Q: What is the difference between Transient, Scoped, and Singleton lifetimes? Transient: new instance every resolution — for stateless services. Scoped: one instance per request/scope — for DbContext, per-request state. Singleton: one instance for the entire app — for thread-safe shared services like caches and config. The key question is: does this service need to share state within a request? If yes, Scoped. Does it need to share state across all requests? Singleton. Otherwise, Transient.

Q: What is a captive dependency and why is it dangerous? When a longer-lived service (Singleton) holds a reference to a shorter-lived service (Scoped or Transient). The inner service is "captured" at the Singleton's creation and never replaced — even though it was meant to be per-request. A captured DbContext causes stale data reads and memory leaks. Fix: inject IServiceScopeFactory and create a fresh scope per operation.

Q: Why is the Service Locator pattern an anti-pattern? It hides dependencies — the class's constructor doesn't reveal what it needs. It couples business logic to the DI container. It makes testing harder — you must configure the full container. And GetService<T> returns null on missing registrations, causing NullReferenceExceptions instead of clear startup errors. Use constructor injection instead.

Q: What does ValidateOnBuild do? Forces the DI container to try resolving every registered service at application startup. Missing registrations and unresolvable dependencies throw immediately — before any request is handled. Without it, a misconfiguration is only discovered when the specific endpoint that needs the broken service is first called, potentially in production.

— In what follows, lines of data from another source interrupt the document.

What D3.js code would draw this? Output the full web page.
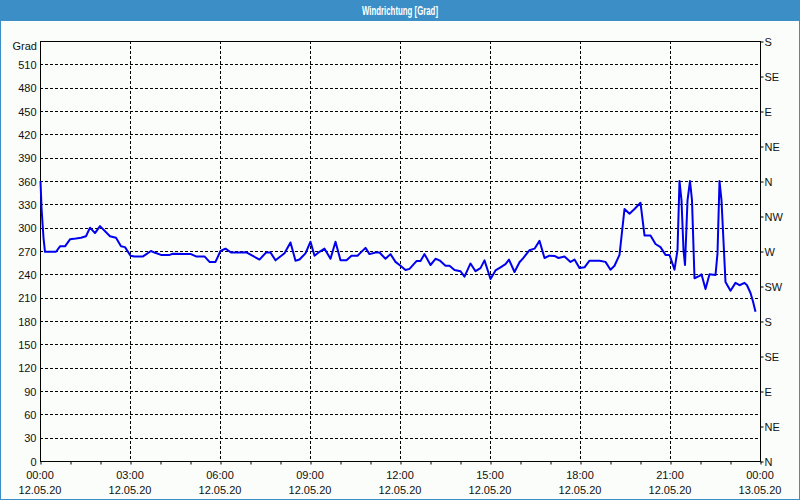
<!DOCTYPE html>
<html><head><meta charset="utf-8">
<script src="https://cdn.jsdelivr.net/npm/d3@7"></script>
<style>
html,body{margin:0;padding:0;background:#fff;}
text{font-family:"Liberation Sans",Arial,sans-serif;}
</style></head>
<body><svg id="c" width="800" height="500"></svg>
<script>
// ---- data (minutes after 12.05.20 00:00, wind direction in degrees) ----
const minutes = [1,3,5,7,10,32,40,50,60,72,82,92,100,110,120,140,152,162,170,181,189,206,222,229,242,259,266,289,302,312,329,339,351,361,371,382,402,412,422,439,452,461,471,489,501,511,519,531,541,549,559,569,581,591,601,613,623,635,651,659,671,679,691,701,711,721,731,739,753,761,769,781,791,799,811,819,829,841,849,861,871,881,889,901,911,921,931,938,949,959,966,979,989,999,1009,1019,1029,1037,1049,1061,1069,1079,1089,1099,1119,1131,1141,1149,1159,1169,1179,1189,1201,1209,1221,1231,1241,1251,1259,1269,1275,1279,1283,1287,1290,1295,1300,1304,1309,1319,1323,1331,1339,1351,1355,1359,1363,1371,1381,1391,1399,1409,1414,1421,1426,1431];
const degrees = [360,326,306,287,269,269,276,276,285,286,287,289,300,293,302,289,287,276,275,264,263,263,270,268,265,265,266.5,266,266,263,263,256,256,270,273,268,268,268.5,265,259,268,268,258,267,281,257.5,259,267,282,264,269,273,260,282,258,258,264,264,274,266,268,268,260,266,256,251,245.6,247,257,257,266,252,260,258,251,251,245.6,244,237,254,244,248,258,234,245,249,253,259,243,255.5,260.6,271,273,283,261,264,263.6,261,263,256,259,248,249,257.5,257.5,256,246,251,265,324,318,324,332,290,290,279,275,265,265,246,271,360,335,271,252,335,360,335,235,238,240,221,240,239,267,360,335,230,219,229,226,229,226,216,205,192];

const title = "Windrichtung [Grad]";
const yUnit = "Grad";
const leftTicks = [0,30,60,90,120,150,180,210,240,270,300,330,360,390,420,450,480,510];
const rightTicks = [0,45,90,135,180,225,270,315,360,405,450,495,540];
const rightLabels = ["N","NE","E","SE","S","SW","W","NW","N","NE","E","SE","S"];
const hourTicks = d3.range(0,1441,60);
const labelMinutes = [0,180,360,540,720,900,1080,1260,1440];
const timeLabels = ["00:00","03:00","06:00","09:00","12:00","15:00","18:00","21:00","00:00"];
const dateLabels = ["12.05.20","12.05.20","12.05.20","12.05.20","12.05.20","12.05.20","12.05.20","12.05.20","13.05.20"];

// ---- layout ----
const W=800,H=500, L=40, R=760, T=41, B=461;
const svg=d3.select("#c");
svg.append("rect").attr("x",0).attr("y",0).attr("width",W).attr("height",H).attr("fill","#fafdfa");
svg.append("rect").attr("x",0.5).attr("y",0.5).attr("width",W-1).attr("height",H-1).attr("fill","none").attr("stroke","#3c8fc6").attr("stroke-width",1);
svg.append("rect").attr("x",0).attr("y",0).attr("width",W).attr("height",21).attr("fill","#3c8fc6");
svg.append("text").attr("x",400).attr("y",15).attr("text-anchor","middle").attr("fill","#fff")
  .attr("font-weight","bold").attr("font-size",12.5).attr("textLength",76).attr("lengthAdjust","spacingAndGlyphs").text(title);

const x=d3.scaleLinear().domain([0,1440]).range([L,R]);
const y=d3.scaleLinear().domain([0,540]).range([B,T]);

// grid
const g=svg.append("g");
g.selectAll("line.h").data(leftTicks.filter(v=>v>0)).join("line")
  .attr("x1",L).attr("x2",R).attr("y1",d=>Math.round(y(d))+0.5).attr("y2",d=>Math.round(y(d))+0.5)
  .attr("stroke","#000").attr("stroke-dasharray","3,2").attr("shape-rendering","crispEdges");
g.selectAll("line.v").data(labelMinutes.filter(v=>v>0&&v<1440)).join("line")
  .attr("y1",T).attr("y2",B).attr("x1",d=>Math.round(x(d))+0.5).attr("x2",d=>Math.round(x(d))+0.5)
  .attr("stroke","#000").attr("stroke-dasharray","3,2").attr("shape-rendering","crispEdges");

// frame
svg.append("rect").attr("x",L+0.5).attr("y",T+0.5).attr("width",R-L).attr("height",B-T)
  .attr("fill","none").attr("stroke","#000").attr("shape-rendering","crispEdges");

// axes
const fontCol="#111";
const ax=svg.append("g").attr("transform",`translate(0.5,${B+0.5})`)
  .call(d3.axisBottom(x).tickValues(hourTicks).tickSize(3).tickFormat(""));
ax.select(".domain").remove();
ax.selectAll("line").attr("stroke","#000");
const lbl=svg.append("g").attr("font-size",11).attr("fill",fontCol).attr("text-anchor","middle");
lbl.selectAll("text.t").data(labelMinutes).join("text").attr("x",d=>x(d)).attr("y",479).text((d,i)=>timeLabels[i]);
lbl.selectAll("text.d").data(labelMinutes).join("text").attr("x",d=>x(d)).attr("y",494).text((d,i)=>dateLabels[i]);

const ay=svg.append("g").attr("transform",`translate(${L+0.5},0.5)`)
  .call(d3.axisLeft(y).tickValues(leftTicks).tickSize(0).tickPadding(4).tickFormat(d=>d));
ay.select(".domain").remove();
ay.selectAll("text").attr("font-size",11).attr("fill",fontCol).attr("font-family","Liberation Sans, Arial, sans-serif");
svg.append("text").attr("x",37).attr("y",50).attr("text-anchor","end").attr("font-size",11).attr("fill",fontCol).text(yUnit);

const ar=svg.append("g").attr("transform",`translate(${R+0.5},0.5)`)
  .call(d3.axisRight(y).tickValues(rightTicks).tickSize(3).tickPadding(1).tickFormat((d,i)=>rightLabels[i]));
ar.select(".domain").remove();
ar.selectAll("line").attr("stroke","#000");
ar.selectAll("text").attr("font-size",11).attr("fill",fontCol).attr("font-family","Liberation Sans, Arial, sans-serif");

// line
const pts=minutes.map((m,i)=>[m,degrees[i]]);
svg.append("path").datum(pts).attr("fill","none").attr("stroke","#0000ee").attr("stroke-width",2)
  .attr("stroke-linejoin","round")
  .attr("d",d3.line().x(d=>x(d[0])).y(d=>y(d[1])));
</script></body></html>
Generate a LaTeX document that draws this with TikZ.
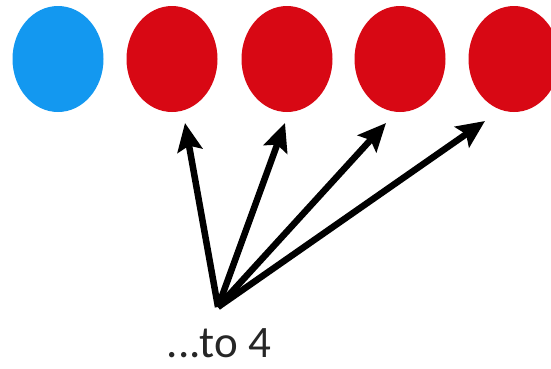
\documentclass[tikz,border=0pt]{standalone}
\usepackage{fontspec}
\setmainfont{Carlito}
\usetikzlibrary{shapes.geometric,arrows.meta}
\definecolor{ballblue}{HTML}{1398F0}
\definecolor{ballred}{HTML}{D80814}
\tikzstyle{ball}=[ellipse,inner sep=0pt,minimum width=91pt,minimum height=106pt]
\tikzstyle{pointer}=[line width=6.5pt,-{Stealth[length=28pt,width=25pt,inset=5pt]}]

\begin{document}
\begin{tikzpicture}[x=1pt,y=-1pt]
			\useasboundingbox (0,0) rectangle (551,368);
			\begin{scope}
				\node (b0)[ball,fill=ballblue] at (58,59) {};
				\foreach \nr/\xx in {1/172, 2/287, 3/400, 4/514}{
					\node (r\nr)[ball,fill=ballred] at (\xx,59) {};
				}
				
				\coordinate (src) at (218,307);
				\coordinate (t1) at (185,123);
				\coordinate (t2) at (285,123);
				\coordinate (t3) at (386,123);
				\coordinate (t4) at (485,121);
				\foreach \nr in {1, ..., 4}{
					\draw[pointer] (src) -- (t\nr);
				}
				
				\node (count)[anchor=base,inner sep=0pt,text depth=0pt] at (219,357) {\fontsize{45}{48}\selectfont\color{black!85}...to 4};
			\end{scope}
		\end{tikzpicture}
\end{document}
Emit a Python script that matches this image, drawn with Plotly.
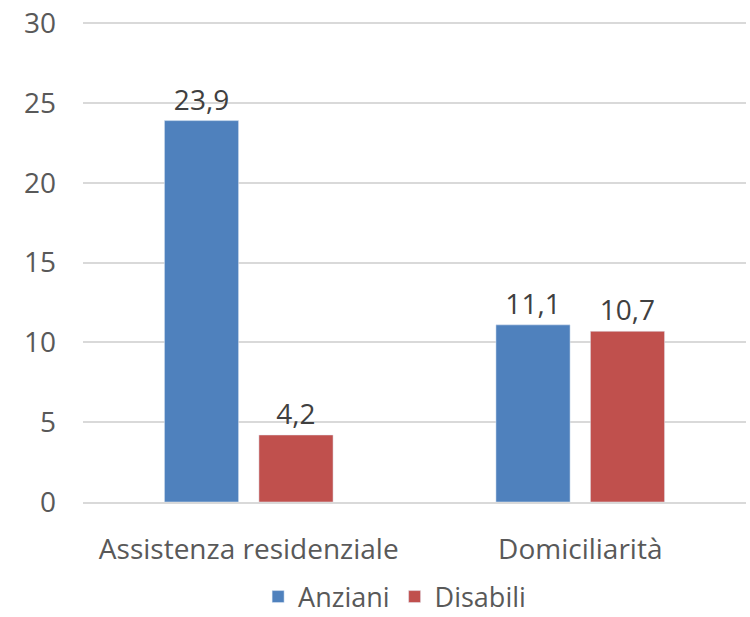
import plotly.graph_objects as go

categories = ["Assistenza residenziale", "Domiciliarità"]
anziani = [23.9, 11.1]
disabili = [4.2, 10.7]
y_ticks = [0, 5, 10, 15, 20, 25, 30]

FONT = "Open Sans, sans-serif"
GREY = "#595959"
SIZE = 28

fig = go.Figure()
fig.add_trace(go.Bar(name="Anziani", x=categories, y=anziani,
                     marker_color="#4F81BD", text=anziani,
                     texttemplate="%{y:.1f}", textposition="outside",
                     textfont=dict(size=SIZE, color="#404040"), cliponaxis=False))
fig.add_trace(go.Bar(name="Disabili", x=categories, y=disabili,
                     marker_color="#C0504D", text=disabili,
                     texttemplate="%{y:.1f}", textposition="outside",
                     textfont=dict(size=SIZE, color="#404040"), cliponaxis=False))

fig.update_layout(
    width=750, height=617,
    separators=",.",
    barmode="group", bargap=0.43, bargroupgap=0.215,
    plot_bgcolor="white", paper_bgcolor="white",
    font=dict(family=FONT, size=SIZE, color=GREY),
    margin=dict(l=83, r=4, t=22, b=115, autoexpand=False),
    legend=dict(orientation="h", x=0.47, xanchor="center", y=-0.198,
                yanchor="middle", font=dict(size=27, color=GREY),
                itemwidth=30, traceorder="normal"),
    # range a hair above 30 so the top gridline isn't dropped at the edge
    yaxis=dict(range=[0, 30.08], tickvals=y_ticks,
               showgrid=True, gridcolor="#D9D9D9",
               gridwidth=1.5, zeroline=False, showline=False, automargin=False,
               ticks="", ticklabelstandoff=26),
    xaxis=dict(showline=True, linecolor="#D9D9D9", linewidth=1.5, automargin=False,
               ticks="", ticklabelstandoff=22),
)

# drop the default 8px body margin so the figure fills the window
fig.write_html("out.html", config={"displayModeBar": False},
               post_script="document.body.style.margin='0';")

Q: When would you use IOptionsMonitor instead of IOptions? When a Singleton service needs to react to configuration changes at runtime without restarting. IOptions<T> reads config once at startup. IOptionsMonitor<T> fires a callback whenever the configuration source changes (e.g., appsettings.json is reloaded or Azure App Configuration refreshes). Useful for feature flags, rate limits, or cache TTLs that should update without a deployment.